Grassley: Bank Tax Could Hit Consumers, Fuel More Congressional Spending

Statement of Senator Chuck Grassley
Hearing of the Committee on Finance
The President’s Proposed Fee on Financial Institutions Regarding TARP:  Part 2

I want to thank two Iowans who will be testifying on our second panel today.  They are John Sorensen, the president and CEO of the Iowa Bankers Association, and Pat Baird, the chairman of AEGON USA and the last chairman of the American Council of Life Insurers. 

The statute that created TARP said that the President is supposed to propose a plan in 2013 to repay taxpayers for any losses from TARP.  However, earlier this year, three years before he was supposed to under the statute, the President proposed what he called a Financial Crisis Responsibility Fee. The President’s top tax official, the Assistant Secretary for Tax Policy, admitted that the President’s proposal is actually an excise tax, and not a fee. Obviously, in 2013 we will have a much better estimate of projected TARP losses than we have now in 2010. 

The President said that one of the purposes of the TARP tax is to repay taxpayers for any losses from TARP.  I completely agree that taxpayers should be paid back every penny of TARP losses. Any losses that result from TARP will increase the deficit, which has ballooned under President Obama.  Therefore, to pay back taxpayers for any TARP losses, any money raised from the TARP tax would have to be used to pay down the deficit.  Let me repeat that, any money raised from a TARP tax would have to be used to pay down the deficit in order to pay back taxpayers.

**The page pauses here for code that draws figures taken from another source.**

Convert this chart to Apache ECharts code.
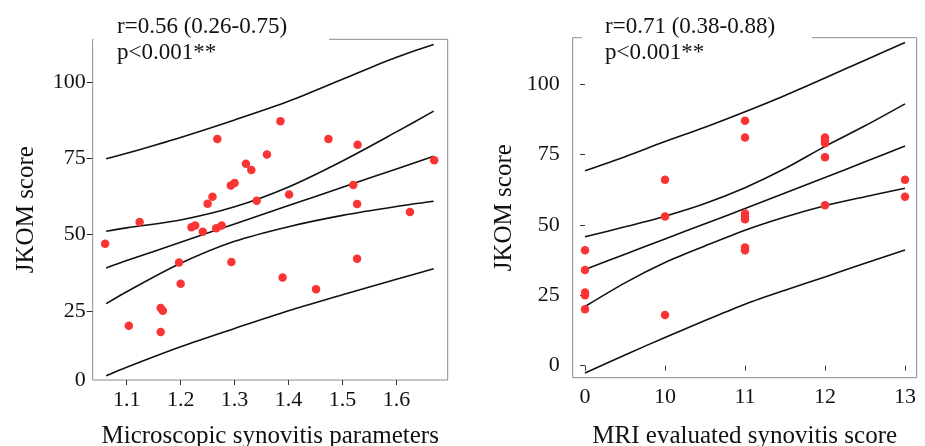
<!DOCTYPE html>
<html><head><meta charset="utf-8">
<script src="https://cdn.jsdelivr.net/npm/echarts@6/dist/echarts.min.js"></script>
<style>html,body{margin:0;padding:0;background:#fff}#c{width:925px;height:446px}</style>
</head><body><div id="c"></div>
<script>
// ---- Left panel: Microscopic synovitis parameters vs JKOM score ----
const leftX = [1.060,1.104,1.124,1.163,1.167,1.163,1.197,1.200,1.220,1.227,1.241,1.250,1.259,1.268,1.266,1.276,1.293,1.300,1.294,1.321,1.331,1.341,1.360,1.385,1.401,1.389,1.451,1.474,1.528,1.520,1.527,1.527,1.625,1.670];
const leftY = [47.0,20.2,54.1,26.0,25.1,18.1,40.9,33.9,52.4,53.0,50.9,60.1,62.4,81.3,52.1,53.0,66.1,66.9,41.0,73.2,71.1,61.1,76.2,87.1,63.1,36.0,32.1,81.3,79.4,66.2,60.0,42.1,57.4,74.3];
const leftCurveX      = [1.062,1.10,1.20,1.30,1.40,1.50,1.60,1.669];
const leftUpperPred   = [74.8,76.6,81.8,87.5,93.6,100.8,108.0,112.2];
const leftUpperCI     = [51.1,52.2,54.8,59.1,65.6,74.1,83.6,90.4];
const leftFit         = [39.1,41.5,47.5,53.5,59.5,65.5,71.5,75.6];
const leftLowerCI     = [27.4,31.3,40.6,47.8,52.6,56.3,59.2,60.9];
const leftLowerPred   = [3.8,6.6,13.3,19.3,25.1,30.3,35.4,38.8];
const leftXTicks = [1.1,1.2,1.3,1.4,1.5,1.6];
const leftYTicks = [0,25,50,75,100];

// ---- Right panel: MRI evaluated synovitis score vs JKOM score ----
const rightXLabels = ['0','10','11','12','13'];
const rightXIdx = [0,0,0,0,0, 1,1,1, 2,2,2,2,2,2,2, 3,3,3,3,3, 4,4];
const rightY    = [41,34,26,25,20, 66,53,18, 87,81,54,53,52,42,41, 81,80,79,74,57, 66,60];
const rightCurveX    = [0,0.5,1,1.5,2,2.5,3,3.5,4];
const rightUpperPred = [69.2,74.2,79.6,84.7,90.2,96.0,102.2,108.5,114.8];
const rightUpperCI   = [45.8,49.3,53.1,57.6,63.2,70.0,77.9,85.2,93.0];
const rightFit       = [34.1,39.6,45.0,50.4,55.8,61.3,66.8,72.4,78.0];
const rightLowerCI   = [21.0,29.4,36.6,42.5,48.1,52.8,56.8,60.0,63.0];
const rightLowerPred = [-2.6,3.8,10.0,16.0,21.8,26.8,31.5,36.4,41.1];
const rightYTicks = [0,25,50,75,100];

const leftStats  = ['r=0.56 (0.26-0.75)','p<0.001**'];
const rightStats = ['r=0.71 (0.38-0.88)','p<0.001**'];

const FONT = '"Liberation Serif","Times New Roman",serif';
const RED = 'rgb(250,52,52)';
const LEFT_YMIN = 2.43, LEFT_YMAX = 113.9;

function pairs(xs, ys){ return xs.map((x,i)=>[x, ys[i]]); }
function curve(xs, ys, axisIdx){
  return {type:'line', xAxisIndex:axisIdx, yAxisIndex:axisIdx, data:pairs(xs,ys),
    smooth:0.3, showSymbol:false, symbol:'none', silent:true,
    lineStyle:{color:'#111', width:1.6}, z:3};
}
const tickLbl = {fontFamily:FONT, fontSize:22, color:'#111'};
const nameSty = {fontFamily:FONT, fontSize:25, color:'#111'};

const chart = echarts.init(document.getElementById('c'), null, {renderer:'canvas'});
chart.setOption({
  animation:false,
  backgroundColor:'#fff',
  grid:[
    {left:92.7, top:39.3, width:355, height:340.7, outerBoundsMode:'none', containLabel:false,
     show:true, borderColor:'#8a8a8a', borderWidth:1, backgroundColor:'transparent'},
    {left:572.7, top:37.7, width:344, height:340, outerBoundsMode:'none', containLabel:false,
     show:true, borderColor:'#8a8a8a', borderWidth:1, backgroundColor:'transparent'}
  ],
  xAxis:[
    {type:'value', gridIndex:0, min:1.037, max:1.695,
     name:'Microscopic synovitis parameters', nameLocation:'middle', nameGap:44, nameTextStyle:nameSty,
     axisLine:{show:false}, splitLine:{show:false},
     axisTick:{show:true, customValues:leftXTicks, length:5, lineStyle:{color:'#333'}},
     axisLabel:Object.assign({customValues:leftXTicks, margin:9, formatter:v=>v.toFixed(1)}, tickLbl)},
    {type:'value', gridIndex:1, min:-0.154, max:4.146,
     name:'MRI evaluated synovitis score', nameLocation:'middle', nameGap:46, nameTextStyle:nameSty,
     axisLine:{show:false}, splitLine:{show:false},
     axisTick:{show:true, customValues:[0,1,2,3,4], length:5, lineStyle:{color:'#333'}},
     axisLabel:Object.assign({customValues:[0,1,2,3,4], margin:9, formatter:v=>rightXLabels[Math.round(v)]}, tickLbl)}
  ],
  yAxis:[
    {type:'value', gridIndex:0, min:LEFT_YMIN, max:LEFT_YMAX,
     name:'JKOM score', nameLocation:'middle', nameGap:54, nameRotate:90, nameTextStyle:nameSty,
     axisLine:{show:false}, splitLine:{show:false},
     axisTick:{show:true, customValues:leftYTicks.filter(v=>v>LEFT_YMIN), length:6, lineStyle:{color:'#333'}},
     axisLabel:Object.assign({customValues:leftYTicks.map(v=>v<LEFT_YMIN?LEFT_YMIN:v), margin:7,
       formatter:v=>(v<=LEFT_YMIN+0.001? String(leftYTicks[0]) : String(Math.round(v)))}, tickLbl)},
    {type:'value', gridIndex:1, min:-4.3, max:116.5,
     name:'JKOM score', nameLocation:'middle', nameGap:56, nameRotate:90, nameTextStyle:nameSty,
     axisLine:{show:false}, splitLine:{show:false},
     axisTick:{show:true, customValues:rightYTicks, length:5, lineStyle:{color:'#333'}},
     axisLabel:Object.assign({customValues:rightYTicks, margin:13, formatter:v=>String(Math.round(v))}, tickLbl)}
  ],
  graphic:[
    {type:'rect', shape:{x:93.5, y:30, width:235.5, height:18}, style:{fill:'#fff'}, z:100, silent:true},
    {type:'text', x:117, y:15, style:{text:leftStats[0], font:'23px '+FONT, fill:'#111', textVerticalAlign:'top'}, z:101},
    {type:'text', x:117, y:41.5, style:{text:leftStats[1], font:'23px '+FONT, fill:'#111', textVerticalAlign:'top'}, z:101},
    {type:'rect', shape:{x:582, y:28, width:230, height:18}, style:{fill:'#fff'}, z:100, silent:true},
    {type:'text', x:605, y:15, style:{text:rightStats[0], font:'23px '+FONT, fill:'#111', textVerticalAlign:'top'}, z:101},
    {type:'text', x:605, y:41.5, style:{text:rightStats[1], font:'23px '+FONT, fill:'#111', textVerticalAlign:'top'}, z:101}
  ],
  series:[
    curve(leftCurveX, leftUpperPred, 0),
    curve(leftCurveX, leftUpperCI, 0),
    curve(leftCurveX, leftFit, 0),
    curve(leftCurveX, leftLowerCI, 0),
    curve(leftCurveX, leftLowerPred, 0),
    {type:'scatter', xAxisIndex:0, yAxisIndex:0, data:pairs(leftX,leftY), symbolSize:8.5,
     itemStyle:{color:RED, opacity:1}, z:4},
    curve(rightCurveX, rightUpperPred, 1),
    curve(rightCurveX, rightUpperCI, 1),
    curve(rightCurveX, rightFit, 1),
    curve(rightCurveX, rightLowerCI, 1),
    curve(rightCurveX, rightLowerPred, 1),
    {type:'scatter', xAxisIndex:1, yAxisIndex:1, data:pairs(rightXIdx,rightY), symbolSize:8.5,
     itemStyle:{color:RED, opacity:1}, z:4}
  ]
});
</script></body></html>
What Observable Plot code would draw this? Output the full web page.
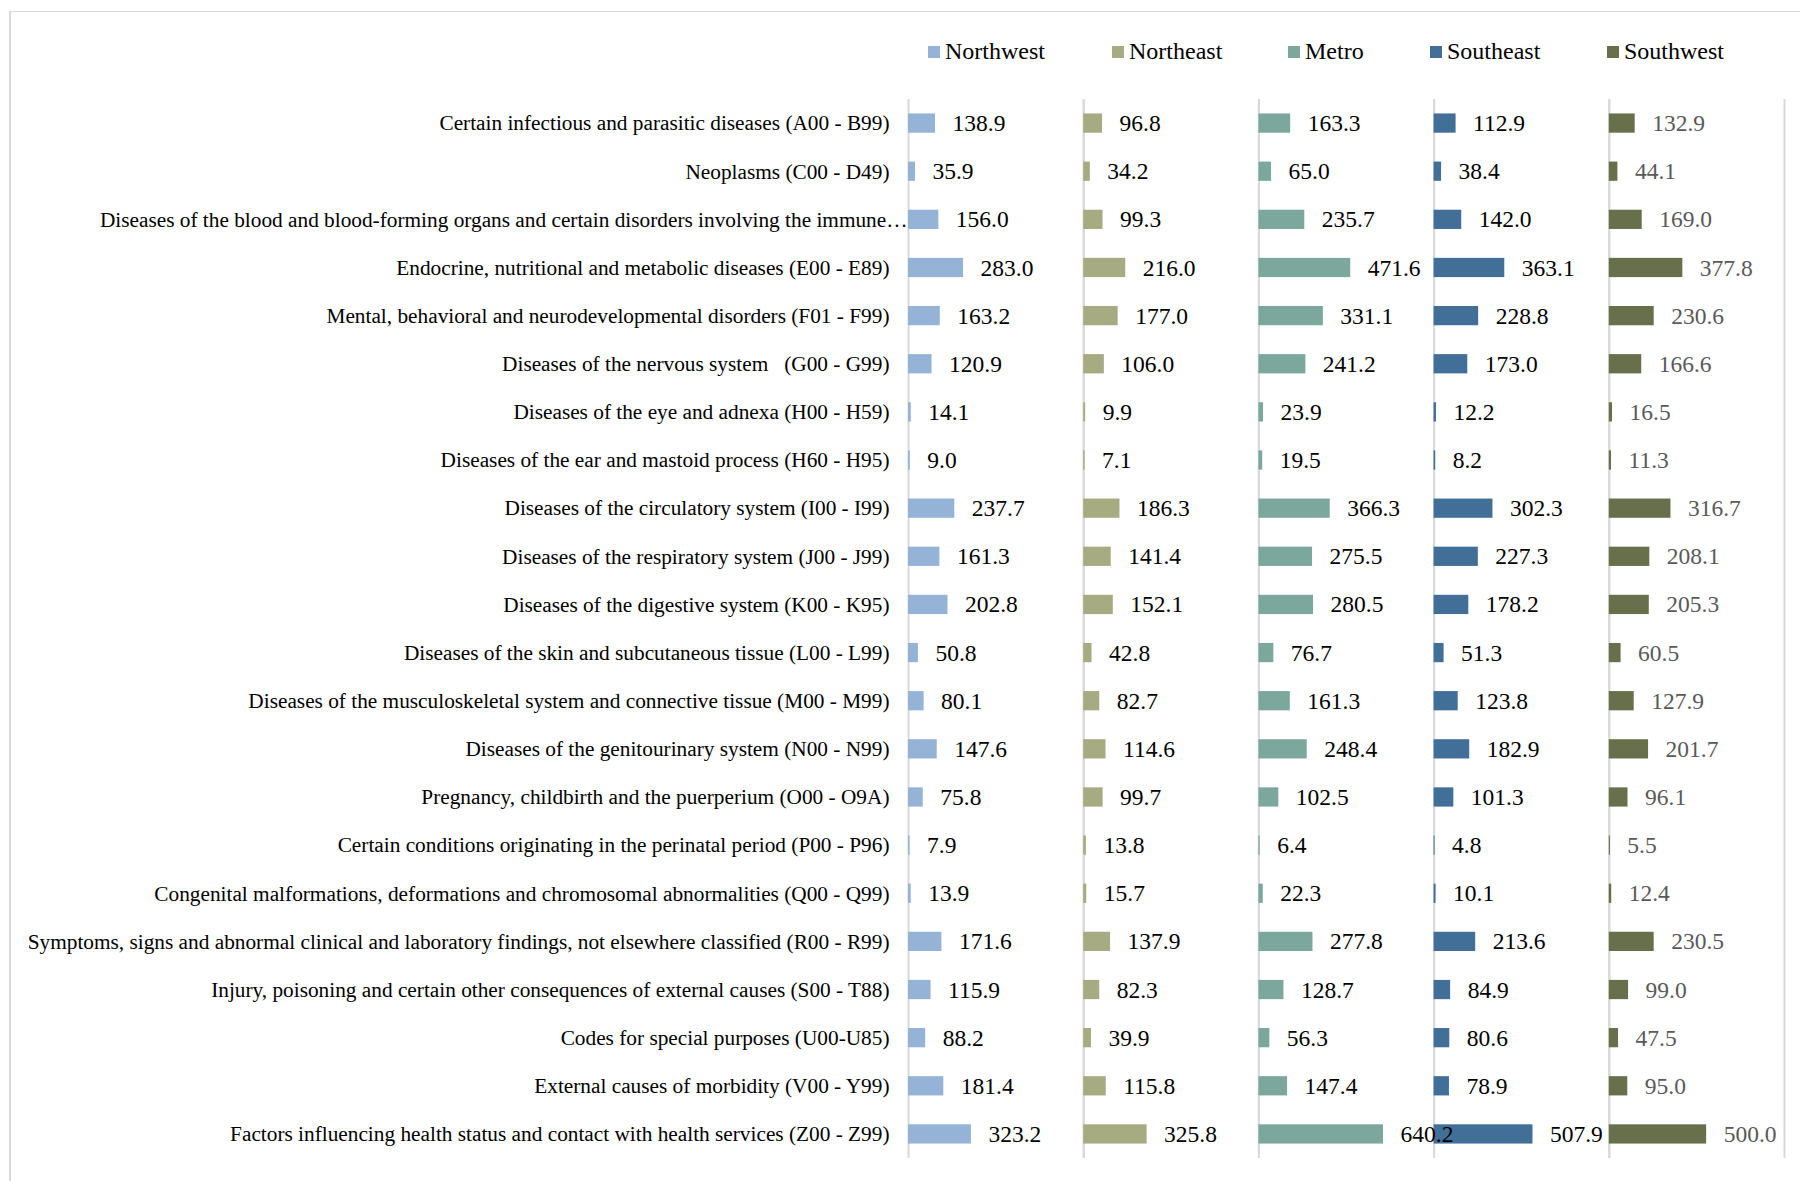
<!DOCTYPE html>
<html>
<head>
<meta charset="utf-8">
<script src="https://cdn.jsdelivr.net/npm/d3@7"></script>
<script src="https://cdn.jsdelivr.net/npm/@observablehq/plot@0.6"></script>
<style>
  html, body { margin: 0; padding: 0; background: #fff; }
  #wrap { position: relative; width: 1800px; height: 1181px; overflow: hidden; background: #fff;
          font-family: "Liberation Serif", "Times New Roman", serif; }
  #border { position: absolute; left: 9px; top: 11px; width: 1900px; height: 1300px;
            border-left: 2px solid #d9d9d9; border-top: 1px solid #d9d9d9; pointer-events: none; z-index: 5; }
  #legend { position: relative; height: 80px; }
  .item { position: absolute; top: 39px; height: 24px; }
  .sw { position: absolute; top: 7px; left: 0; width: 12px; height: 12px; }
  .lt { position: absolute; left: 17px; top: 0; font-size: 24px; line-height: 24px; white-space: nowrap; color: #000; }
</style>
</head>
<body>
<div id="wrap">
  <div id="border"></div>
  <div id="legend"></div>
  <div id="chart"></div>
</div>
<script>
const categories = [
  "Certain infectious and parasitic diseases (A00 - B99)",
  "Neoplasms (C00 - D49)",
  "Diseases of the blood and blood-forming organs and certain disorders involving the immune\u2026",
  "Endocrine, nutritional and metabolic diseases (E00 - E89)",
  "Mental, behavioral and neurodevelopmental disorders (F01 - F99)",
  "Diseases of the nervous system\u00a0\u00a0\u00a0(G00 - G99)",
  "Diseases of the eye and adnexa (H00 - H59)",
  "Diseases of the ear and mastoid process (H60 - H95)",
  "Diseases of the circulatory system (I00 - I99)",
  "Diseases of the respiratory system (J00 - J99)",
  "Diseases of the digestive system (K00 - K95)",
  "Diseases of the skin and subcutaneous tissue (L00 - L99)",
  "Diseases of the musculoskeletal system and connective tissue (M00 - M99)",
  "Diseases of the genitourinary system (N00 - N99)",
  "Pregnancy, childbirth and the puerperium (O00 - O9A)",
  "Certain conditions originating in the perinatal period (P00 - P96)",
  "Congenital malformations, deformations and chromosomal abnormalities (Q00 - Q99)",
  "Symptoms, signs and abnormal clinical and laboratory findings, not elsewhere classified (R00 - R99)",
  "Injury, poisoning and certain other consequences of external causes (S00 - T88)",
  "Codes for special purposes (U00-U85)",
  "External causes of morbidity (V00 - Y99)",
  "Factors influencing health status and contact with health services (Z00 - Z99)"
];
const truncatedCategory = categories[2];

const regions = ["Northwest", "Northeast", "Metro", "Southeast", "Southwest"];
const regionColors = ["#95b3d7", "#a6ab81", "#7ba79d", "#426f98", "#67704a"];

const northwest = [138.9, 35.9, 156.0, 283.0, 163.2, 120.9, 14.1, 9.0, 237.7, 161.3, 202.8, 50.8, 80.1, 147.6, 75.8, 7.9, 13.9, 171.6, 115.9, 88.2, 181.4, 323.2];
const northeast = [96.8, 34.2, 99.3, 216.0, 177.0, 106.0, 9.9, 7.1, 186.3, 141.4, 152.1, 42.8, 82.7, 114.6, 99.7, 13.8, 15.7, 137.9, 82.3, 39.9, 115.8, 325.8];
const metro     = [163.3, 65.0, 235.7, 471.6, 331.1, 241.2, 23.9, 19.5, 366.3, 275.5, 280.5, 76.7, 161.3, 248.4, 102.5, 6.4, 22.3, 277.8, 128.7, 56.3, 147.4, 640.2];
const southeast = [112.9, 38.4, 142.0, 363.1, 228.8, 173.0, 12.2, 8.2, 302.3, 227.3, 178.2, 51.3, 123.8, 182.9, 101.3, 4.8, 10.1, 213.6, 84.9, 80.6, 78.9, 507.9];
const southwest = [132.9, 44.1, 169.0, 377.8, 230.6, 166.6, 16.5, 11.3, 316.7, 208.1, 205.3, 60.5, 127.9, 201.7, 96.1, 5.5, 12.4, 230.5, 99.0, 47.5, 95.0, 500.0];

const series = [northwest, northeast, metro, southeast, southwest];
const xMax = 900;

const data = regions.flatMap((r, i) => categories.map((c, j) => ({region: r, category: c, value: series[i][j]})));

// legend (HTML, above the SVG)
const legendLeft = [928, 1112, 1288, 1430, 1607];
const legend = document.getElementById("legend");
regions.forEach((r, i) => {
  const it = document.createElement("div");
  it.className = "item";
  it.style.left = legendLeft[i] + "px";
  const sw = document.createElement("div");
  sw.className = "sw";
  sw.style.background = regionColors[i];
  const t = document.createElement("div");
  t.className = "lt";
  t.textContent = r;
  it.appendChild(sw); it.appendChild(t);
  legend.appendChild(it);
});

const labelStyle = {fontSize: 21.3, fill: "#000"};

const chart = Plot.plot({
  width: 1800,
  height: 1101,
  marginTop: 19,
  marginBottom: 23,
  marginLeft: 908,
  marginRight: 16,
  style: {fontFamily: '"Liberation Serif", "Times New Roman", serif', fontSize: "21.3px", color: "#000", background: "transparent", overflow: "visible"},
  fx: {domain: regions, padding: 0, axis: null, round: false},
  x: {domain: [0, xMax], axis: null},
  y: {domain: categories, paddingInner: 0.6, paddingOuter: 0.3, align: 0.5, round: false, axis: null, label: null},
  color: {domain: regions, range: regionColors},
  marks: [
    Plot.ruleX([0, xMax], {stroke: "#d9d9d9", strokeWidth: 2}),
    Plot.axisY(categories.filter(c => c !== truncatedCategory), {tickSize: 0, tickPadding: 19, label: null, ...labelStyle}),
    Plot.axisY([truncatedCategory], {tickSize: 0, tickPadding: 1, label: null, ...labelStyle}),
    Plot.barX(data, {x: "value", y: "category", fx: "region", fill: "region"}),
    Plot.text(data.filter(d => d.region !== "Southwest"), {x: "value", y: "category", fx: "region", text: d => d.value.toFixed(1), dx: 17, textAnchor: "start", fontSize: 23.5, fill: "#000"}),
    Plot.text(data.filter(d => d.region === "Southwest"), {x: "value", y: "category", fx: "region", text: d => d.value.toFixed(1), dx: 17, textAnchor: "start", fontSize: 23.5, fill: "#595959"})
  ]
});
document.getElementById("chart").appendChild(chart);
</script>
</body>
</html>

If a TARP tax is imposed and the money is simply spent, that doesn’t repay taxpayers one cent for any TARP losses.  It’s just more tax-and-spend big government, while the taxpayers foot the bill for Washington’s out-of-control spending.  I’ve heard that some of my friends on the other side of the aisle are already looking to use the money raised from a TARP tax to spend it under their arbitrary pay-go rules. 

These are the same pay-go rules that say expiring spending provisions don’t need to be paid for, but expiring tax provisions do need to be paid for.  That’s inconsistent, until you realize that it leads to more taxing and more spending, which results in bigger government. 

I hope that Secretary Geithner will assure us that the President means what he says about repaying taxpayers, and that the President will veto any TARP tax that simply spends the TARP tax money without paying down the deficit.

In looking at the President’s TARP tax proposal, which I understand the President has already felt the need to change, I find it interesting that GM and Chrysler, which are responsible for about 30 billion of projected losses in TARP, are not subject to the President’s proposed tax.

Also, Fannie and Freddie are not subject to the tax.  And hedge funds, like John Paulson’s that is involved in the recent Goldman scandal, are not subject to the President’s proposed tax.  Meanwhile, companies that did not take any TARP money are subject to the proposed tax. Also, companies that weren’t eligible to take any TARP money are subject to the proposed tax. So, it’s a questionable design that has been proposed by the President.

When I asked CBO to tell me who would bear the burden of the TARP tax, they said that one of the groups that would bear the burden of the tax would be consumers. I ask unanimous consent that the CBO letter, and a letter from the Independent Community Bankers Association in opposition to the TARP tax be printed in the record.

One of the purposes stated by the President was to reduce risky behavior by financial institutions.  However, CBO stated in their letter to me that the TARP tax “would not have a significant impact on the stability of financial institutions or significantly alter the risk that government outlays will be needed to cover future losses.” 

One area I’m concerned about is the effect of the tax on small business lending.  CBO stated in their letter to me that it will reduce small business lending.  This comes at a time when the President and my friends on the other side of the aisle are trying to increase the tax rates on small businesses at the end of this year.

The nonpartisan Joint Committee on Taxation has written that 47 percent of all flow-through business income will be hit with the President’s proposed tax rate hikes.  This hits small businesses especially hard, because most small businesses are operated as flow-through entities.  I have yet to hear Administration officials even acknowledge this fact.  Instead, Administration officials choose to use the misleading talking point that the tax increases will only affect 2 or 3 percent of small businesses.  I look forward to hearing the testimony of Secretary Geithner and the other witnesses on the President’s proposed TARP tax.